▸ **Task statement**
Copy out every line exactly as given.

▸ **Dataset excerpt**

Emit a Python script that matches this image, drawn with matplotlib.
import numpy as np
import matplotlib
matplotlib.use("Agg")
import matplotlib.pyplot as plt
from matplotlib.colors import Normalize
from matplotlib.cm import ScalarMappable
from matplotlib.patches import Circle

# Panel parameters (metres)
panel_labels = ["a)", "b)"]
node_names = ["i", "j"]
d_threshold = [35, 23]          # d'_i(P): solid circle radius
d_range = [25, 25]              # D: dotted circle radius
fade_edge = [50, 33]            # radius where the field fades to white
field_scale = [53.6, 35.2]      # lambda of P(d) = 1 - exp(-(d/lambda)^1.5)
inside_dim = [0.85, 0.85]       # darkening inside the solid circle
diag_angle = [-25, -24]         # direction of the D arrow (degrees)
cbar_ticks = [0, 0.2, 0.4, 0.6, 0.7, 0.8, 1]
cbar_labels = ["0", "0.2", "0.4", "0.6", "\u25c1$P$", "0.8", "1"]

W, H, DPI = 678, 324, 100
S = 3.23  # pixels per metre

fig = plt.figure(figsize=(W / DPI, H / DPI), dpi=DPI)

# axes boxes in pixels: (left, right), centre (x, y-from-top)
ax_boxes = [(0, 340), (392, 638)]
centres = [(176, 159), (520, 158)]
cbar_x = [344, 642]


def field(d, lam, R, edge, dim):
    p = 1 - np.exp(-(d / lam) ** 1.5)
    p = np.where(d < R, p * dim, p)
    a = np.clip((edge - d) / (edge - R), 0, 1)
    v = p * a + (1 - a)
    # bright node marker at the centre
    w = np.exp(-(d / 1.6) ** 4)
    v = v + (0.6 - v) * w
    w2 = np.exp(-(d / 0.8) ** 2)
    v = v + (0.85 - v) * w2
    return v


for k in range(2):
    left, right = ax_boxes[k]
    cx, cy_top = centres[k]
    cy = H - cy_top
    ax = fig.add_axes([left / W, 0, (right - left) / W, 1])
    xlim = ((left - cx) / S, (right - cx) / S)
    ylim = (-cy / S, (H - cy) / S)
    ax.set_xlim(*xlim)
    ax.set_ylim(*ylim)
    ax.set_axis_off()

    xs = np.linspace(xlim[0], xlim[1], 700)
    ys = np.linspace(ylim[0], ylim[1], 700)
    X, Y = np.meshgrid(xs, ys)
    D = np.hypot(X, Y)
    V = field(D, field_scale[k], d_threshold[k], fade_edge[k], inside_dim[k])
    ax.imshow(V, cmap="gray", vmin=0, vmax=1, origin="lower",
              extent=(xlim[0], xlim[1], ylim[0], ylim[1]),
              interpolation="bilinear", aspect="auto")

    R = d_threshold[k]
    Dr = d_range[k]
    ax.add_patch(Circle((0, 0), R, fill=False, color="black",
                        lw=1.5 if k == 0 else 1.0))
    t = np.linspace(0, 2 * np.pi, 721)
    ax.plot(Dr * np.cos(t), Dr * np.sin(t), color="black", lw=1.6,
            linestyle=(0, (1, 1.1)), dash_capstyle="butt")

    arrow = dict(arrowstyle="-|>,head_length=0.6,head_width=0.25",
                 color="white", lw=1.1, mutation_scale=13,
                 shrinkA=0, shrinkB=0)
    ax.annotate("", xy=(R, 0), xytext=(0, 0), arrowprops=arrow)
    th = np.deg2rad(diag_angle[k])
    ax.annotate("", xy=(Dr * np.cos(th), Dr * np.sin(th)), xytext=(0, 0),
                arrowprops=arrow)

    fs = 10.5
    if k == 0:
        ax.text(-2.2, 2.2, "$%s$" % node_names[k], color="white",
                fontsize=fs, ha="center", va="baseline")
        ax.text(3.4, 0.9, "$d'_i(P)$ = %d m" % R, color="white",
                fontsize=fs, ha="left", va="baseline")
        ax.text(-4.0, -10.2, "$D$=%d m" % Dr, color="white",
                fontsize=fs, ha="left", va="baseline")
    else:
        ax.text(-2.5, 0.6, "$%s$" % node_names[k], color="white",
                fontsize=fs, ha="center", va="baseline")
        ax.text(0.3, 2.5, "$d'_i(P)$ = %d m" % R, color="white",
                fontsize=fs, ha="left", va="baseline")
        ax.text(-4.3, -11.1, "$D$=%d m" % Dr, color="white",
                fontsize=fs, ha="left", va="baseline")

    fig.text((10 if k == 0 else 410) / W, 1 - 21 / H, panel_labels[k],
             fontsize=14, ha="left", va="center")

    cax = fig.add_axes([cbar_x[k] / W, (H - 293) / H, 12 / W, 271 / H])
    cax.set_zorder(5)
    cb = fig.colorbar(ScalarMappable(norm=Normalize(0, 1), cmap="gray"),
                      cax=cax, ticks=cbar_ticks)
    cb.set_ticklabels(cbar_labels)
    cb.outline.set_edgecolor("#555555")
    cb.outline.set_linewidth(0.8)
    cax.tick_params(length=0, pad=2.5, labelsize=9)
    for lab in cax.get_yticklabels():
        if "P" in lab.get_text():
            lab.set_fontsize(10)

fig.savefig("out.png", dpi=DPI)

▸ **Full output**
Emit a Python script that matches this image, drawn with matplotlib.
import numpy as np
import matplotlib
matplotlib.use("Agg")
import matplotlib.pyplot as plt
from matplotlib.colors import Normalize
from matplotlib.cm import ScalarMappable
from matplotlib.patches import Circle

# Panel parameters (metres)
panel_labels = ["a)", "b)"]
node_names = ["i", "j"]
d_threshold = [35, 23]          # d'_i(P): solid circle radius
d_range = [25, 25]              # D: dotted circle radius
fade_edge = [50, 33]            # radius where the field fades to white
field_scale = [53.6, 35.2]      # lambda of P(d) = 1 - exp(-(d/lambda)^1.5)
inside_dim = [0.85, 0.85]       # darkening inside the solid circle
diag_angle = [-25, -24]         # direction of the D arrow (degrees)
cbar_ticks = [0, 0.2, 0.4, 0.6, 0.7, 0.8, 1]
cbar_labels = ["0", "0.2", "0.4", "0.6", "\u25c1$P$", "0.8", "1"]

W, H, DPI = 678, 324, 100
S = 3.23  # pixels per metre

fig = plt.figure(figsize=(W / DPI, H / DPI), dpi=DPI)

# axes boxes in pixels: (left, right), centre (x, y-from-top)
ax_boxes = [(0, 340), (392, 638)]
centres = [(176, 159), (520, 158)]
cbar_x = [344, 642]


def field(d, lam, R, edge, dim):
    p = 1 - np.exp(-(d / lam) ** 1.5)
    p = np.where(d < R, p * dim, p)
    a = np.clip((edge - d) / (edge - R), 0, 1)
    v = p * a + (1 - a)
    # bright node marker at the centre
    w = np.exp(-(d / 1.6) ** 4)
    v = v + (0.6 - v) * w
    w2 = np.exp(-(d / 0.8) ** 2)
    v = v + (0.85 - v) * w2
    return v


for k in range(2):
    left, right = ax_boxes[k]
    cx, cy_top = centres[k]
    cy = H - cy_top
    ax = fig.add_axes([left / W, 0, (right - left) / W, 1])
    xlim = ((left - cx) / S, (right - cx) / S)
    ylim = (-cy / S, (H - cy) / S)
    ax.set_xlim(*xlim)
    ax.set_ylim(*ylim)
    ax.set_axis_off()

    xs = np.linspace(xlim[0], xlim[1], 700)
    ys = np.linspace(ylim[0], ylim[1], 700)
    X, Y = np.meshgrid(xs, ys)
    D = np.hypot(X, Y)
    V = field(D, field_scale[k], d_threshold[k], fade_edge[k], inside_dim[k])
    ax.imshow(V, cmap="gray", vmin=0, vmax=1, origin="lower",
              extent=(xlim[0], xlim[1], ylim[0], ylim[1]),
              interpolation="bilinear", aspect="auto")

    R = d_threshold[k]
    Dr = d_range[k]
    ax.add_patch(Circle((0, 0), R, fill=False, color="black",
                        lw=1.5 if k == 0 else 1.0))
    t = np.linspace(0, 2 * np.pi, 721)
    ax.plot(Dr * np.cos(t), Dr * np.sin(t), color="black", lw=1.6,
            linestyle=(0, (1, 1.1)), dash_capstyle="butt")

    arrow = dict(arrowstyle="-|>,head_length=0.6,head_width=0.25",
                 color="white", lw=1.1, mutation_scale=13,
                 shrinkA=0, shrinkB=0)
    ax.annotate("", xy=(R, 0), xytext=(0, 0), arrowprops=arrow)
    th = np.deg2rad(diag_angle[k])
    ax.annotate("", xy=(Dr * np.cos(th), Dr * np.sin(th)), xytext=(0, 0),
                arrowprops=arrow)

    fs = 10.5
    if k == 0:
        ax.text(-2.2, 2.2, "$%s$" % node_names[k], color="white",
                fontsize=fs, ha="center", va="baseline")
        ax.text(3.4, 0.9, "$d'_i(P)$ = %d m" % R, color="white",
                fontsize=fs, ha="left", va="baseline")
        ax.text(-4.0, -10.2, "$D$=%d m" % Dr, color="white",
                fontsize=fs, ha="left", va="baseline")
    else:
        ax.text(-2.5, 0.6, "$%s$" % node_names[k], color="white",
                fontsize=fs, ha="center", va="baseline")
        ax.text(0.3, 2.5, "$d'_i(P)$ = %d m" % R, color="white",
                fontsize=fs, ha="left", va="baseline")
        ax.text(-4.3, -11.1, "$D$=%d m" % Dr, color="white",
                fontsize=fs, ha="left", va="baseline")

    fig.text((10 if k == 0 else 410) / W, 1 - 21 / H, panel_labels[k],
             fontsize=14, ha="left", va="center")

    cax = fig.add_axes([cbar_x[k] / W, (H - 293) / H, 12 / W, 271 / H])
    cax.set_zorder(5)
    cb = fig.colorbar(ScalarMappable(norm=Normalize(0, 1), cmap="gray"),
                      cax=cax, ticks=cbar_ticks)
    cb.set_ticklabels(cbar_labels)
    cb.outline.set_edgecolor("#555555")
    cb.outline.set_linewidth(0.8)
    cax.tick_params(length=0, pad=2.5, labelsize=9)
    for lab in cax.get_yticklabels():
        if "P" in lab.get_text():
            lab.set_fontsize(10)

fig.savefig("out.png", dpi=DPI)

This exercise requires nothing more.